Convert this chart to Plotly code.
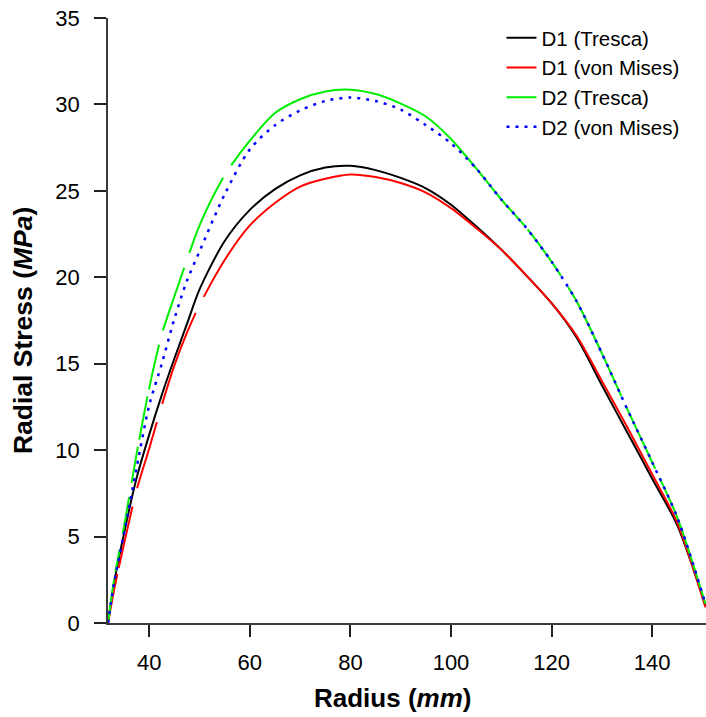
import plotly.graph_objects as go

# ---- data ----
radius = [31.8, 33, 35, 37.5, 40, 42.5, 45, 47.5, 50, 55, 60, 65, 70, 75, 80, 85, 90,
          95, 100, 105, 110, 115, 120, 125, 130, 135, 140, 145, 150.6]

d1_tresca = [0, 2.3, 5.2, 8.4, 10.9, 13.2, 15.3, 17.3, 19.3, 22.1, 23.9, 25.1, 25.9, 26.35,
             26.45, 26.2, 25.75, 25.15, 24.2, 22.95, 21.6, 20.1, 18.5, 16.5, 13.75, 11.05,
             8.35, 5.65, 1.0]
d1_vonmises = [0, 1.9, 4.6, 7.7, 10.1, 12.6, 14.9, 16.8, 18.4, 21.0, 23.0, 24.3, 25.25, 25.7,
               25.95, 25.8, 25.45, 24.9, 24.0, 22.85, 21.6, 20.1, 18.5, 16.6, 14.0, 11.35,
               8.6, 5.8, 0.9]
d2_tresca = [0, 2.5, 5.6, 9.8, 13.6, 16.7, 18.9, 21.0, 23.0, 25.9, 27.9, 29.5, 30.3, 30.75,
             30.85, 30.6, 30.05, 29.3, 28.0, 26.3, 24.5, 22.85, 20.9, 18.6, 15.6, 12.4,
             9.3, 6.1, 1.1]
d2_vonmises = [0, 2.3, 5.2, 9.0, 12.6, 15.0, 17.6, 19.8, 21.5, 24.8, 27.4, 28.8, 29.65, 30.2,
               30.4, 30.2, 29.7, 28.8, 27.75, 26.3, 24.5, 22.85, 20.9, 18.6, 15.6, 12.4,
               9.3, 6.1, 1.1]

series_names = ["D1 (Tresca)", "D1 (von Mises)", "D2 (Tresca)", "D2 (von Mises)"]
series_values = [d1_tresca, d1_vonmises, d2_tresca, d2_vonmises]
series_colors = ["#000000", "#ff0000", "#00ee00", "#0000ff"]
series_dash = [
    "solid",
    "50px,6px,63px,19px,69px,19px,97px,18px,5000px",
    "44px,8px,22px,16px,38px,14px,37px,7px,44px,7px,46px,15px,66px,16px,82px,15px,377px,5px,57px,13px,122px,11px,69px,10px,5000px",
    "3px,6px",
]
series_width = [2, 2, 2, 2.5]

x_ticks = [40, 60, 80, 100, 120, 140]
y_ticks = [0, 5, 10, 15, 20, 25, 30, 35]

FONT = "Liberation Sans, Arial, Helvetica, sans-serif"

fig = go.Figure()
for name, vals, col, dash, w in zip(series_names, series_values, series_colors,
                                    series_dash, series_width):
    fig.add_trace(go.Scatter(
        x=radius, y=vals, mode="lines", name=name,
        line=dict(color=col, width=w, dash=dash, shape="spline", smoothing=0.8),
    ))

axis_common = dict(
    showgrid=False, zeroline=False, showline=True, linecolor="#3a3a3a", linewidth=1.5,
    ticks="outside", ticklen=12, tickwidth=1.5, tickcolor="#222222",
    tickfont=dict(family=FONT, size=22, color="#000000"),
)

fig.update_layout(
    width=706, height=717,
    margin=dict(l=108, r=0, t=18, b=94),
    paper_bgcolor="white", plot_bgcolor="white",
    font=dict(family=FONT, color="#000000"),
    xaxis=dict(range=[31.8, 150.7], tickvals=x_ticks, ticklabelstandoff=7, **axis_common),
    yaxis=dict(range=[0, 35], tickvals=y_ticks, ticklabelstandoff=10, **axis_common),
    showlegend=True,
    legend=dict(
        x=0.658, y=1.0, xanchor="left", yanchor="top",
        bgcolor="rgba(0,0,0,0)", borderwidth=0,
        font=dict(family=FONT, size=20.5, color="#000000"),
        tracegroupgap=0,
    ),
    annotations=[
        dict(text="<b>Radius (<i>mm</i>)</b>", xref="paper", yref="paper",
             x=0.4766, y=-0.124, xanchor="center", yanchor="middle",
             showarrow=False, font=dict(family=FONT, size=26, color="#000000")),
        dict(text="<b>Radial Stress (<i>MPa</i>)</b>", xref="paper", yref="paper",
             x=-0.142, y=0.4826, xanchor="center", yanchor="middle", textangle=-90,
             showarrow=False, font=dict(family=FONT, size=26.5, color="#000000")),
    ],
)

fig.write_html("out.html")
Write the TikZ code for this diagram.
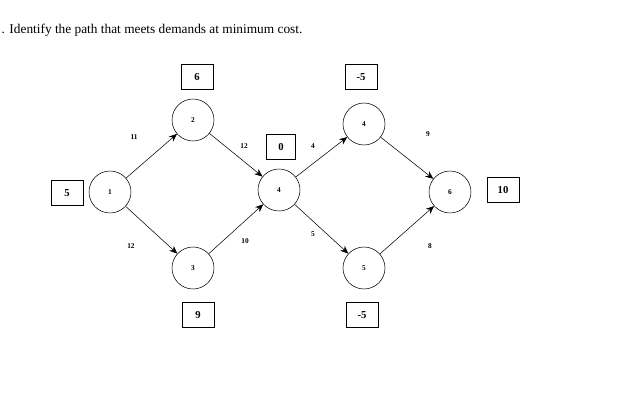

::::

## [SHORT EXERCISE]
Write out the entries again, exactly as given, skipping any images.

## [EXERCISE ANSWER]
Convert this chart to Plotly code.
import plotly.graph_objects as go

# ---- data ----
radius = [31.8, 33, 35, 37.5, 40, 42.5, 45, 47.5, 50, 55, 60, 65, 70, 75, 80, 85, 90,
          95, 100, 105, 110, 115, 120, 125, 130, 135, 140, 145, 150.6]

d1_tresca = [0, 2.3, 5.2, 8.4, 10.9, 13.2, 15.3, 17.3, 19.3, 22.1, 23.9, 25.1, 25.9, 26.35,
             26.45, 26.2, 25.75, 25.15, 24.2, 22.95, 21.6, 20.1, 18.5, 16.5, 13.75, 11.05,
             8.35, 5.65, 1.0]
d1_vonmises = [0, 1.9, 4.6, 7.7, 10.1, 12.6, 14.9, 16.8, 18.4, 21.0, 23.0, 24.3, 25.25, 25.7,
               25.95, 25.8, 25.45, 24.9, 24.0, 22.85, 21.6, 20.1, 18.5, 16.6, 14.0, 11.35,
               8.6, 5.8, 0.9]
d2_tresca = [0, 2.5, 5.6, 9.8, 13.6, 16.7, 18.9, 21.0, 23.0, 25.9, 27.9, 29.5, 30.3, 30.75,
             30.85, 30.6, 30.05, 29.3, 28.0, 26.3, 24.5, 22.85, 20.9, 18.6, 15.6, 12.4,
             9.3, 6.1, 1.1]
d2_vonmises = [0, 2.3, 5.2, 9.0, 12.6, 15.0, 17.6, 19.8, 21.5, 24.8, 27.4, 28.8, 29.65, 30.2,
               30.4, 30.2, 29.7, 28.8, 27.75, 26.3, 24.5, 22.85, 20.9, 18.6, 15.6, 12.4,
               9.3, 6.1, 1.1]

series_names = ["D1 (Tresca)", "D1 (von Mises)", "D2 (Tresca)", "D2 (von Mises)"]
series_values = [d1_tresca, d1_vonmises, d2_tresca, d2_vonmises]
series_colors = ["#000000", "#ff0000", "#00ee00", "#0000ff"]
series_dash = [
    "solid",
    "50px,6px,63px,19px,69px,19px,97px,18px,5000px",
    "44px,8px,22px,16px,38px,14px,37px,7px,44px,7px,46px,15px,66px,16px,82px,15px,377px,5px,57px,13px,122px,11px,69px,10px,5000px",
    "3px,6px",
]
series_width = [2, 2, 2, 2.5]

x_ticks = [40, 60, 80, 100, 120, 140]
y_ticks = [0, 5, 10, 15, 20, 25, 30, 35]

FONT = "Liberation Sans, Arial, Helvetica, sans-serif"

fig = go.Figure()
for name, vals, col, dash, w in zip(series_names, series_values, series_colors,
                                    series_dash, series_width):
    fig.add_trace(go.Scatter(
        x=radius, y=vals, mode="lines", name=name,
        line=dict(color=col, width=w, dash=dash, shape="spline", smoothing=0.8),
    ))

axis_common = dict(
    showgrid=False, zeroline=False, showline=True, linecolor="#3a3a3a", linewidth=1.5,
    ticks="outside", ticklen=12, tickwidth=1.5, tickcolor="#222222",
    tickfont=dict(family=FONT, size=22, color="#000000"),
)

fig.update_layout(
    width=706, height=717,
    margin=dict(l=108, r=0, t=18, b=94),
    paper_bgcolor="white", plot_bgcolor="white",
    font=dict(family=FONT, color="#000000"),
    xaxis=dict(range=[31.8, 150.7], tickvals=x_ticks, ticklabelstandoff=7, **axis_common),
    yaxis=dict(range=[0, 35], tickvals=y_ticks, ticklabelstandoff=10, **axis_common),
    showlegend=True,
    legend=dict(
        x=0.658, y=1.0, xanchor="left", yanchor="top",
        bgcolor="rgba(0,0,0,0)", borderwidth=0,
        font=dict(family=FONT, size=20.5, color="#000000"),
        tracegroupgap=0,
    ),
    annotations=[
        dict(text="<b>Radius (<i>mm</i>)</b>", xref="paper", yref="paper",
             x=0.4766, y=-0.124, xanchor="center", yanchor="middle",
             showarrow=False, font=dict(family=FONT, size=26, color="#000000")),
        dict(text="<b>Radial Stress (<i>MPa</i>)</b>", xref="paper", yref="paper",
             x=-0.142, y=0.4826, xanchor="center", yanchor="middle", textangle=-90,
             showarrow=False, font=dict(family=FONT, size=26.5, color="#000000")),
    ],
)

fig.write_html("out.html")
Write the TikZ code for this diagram.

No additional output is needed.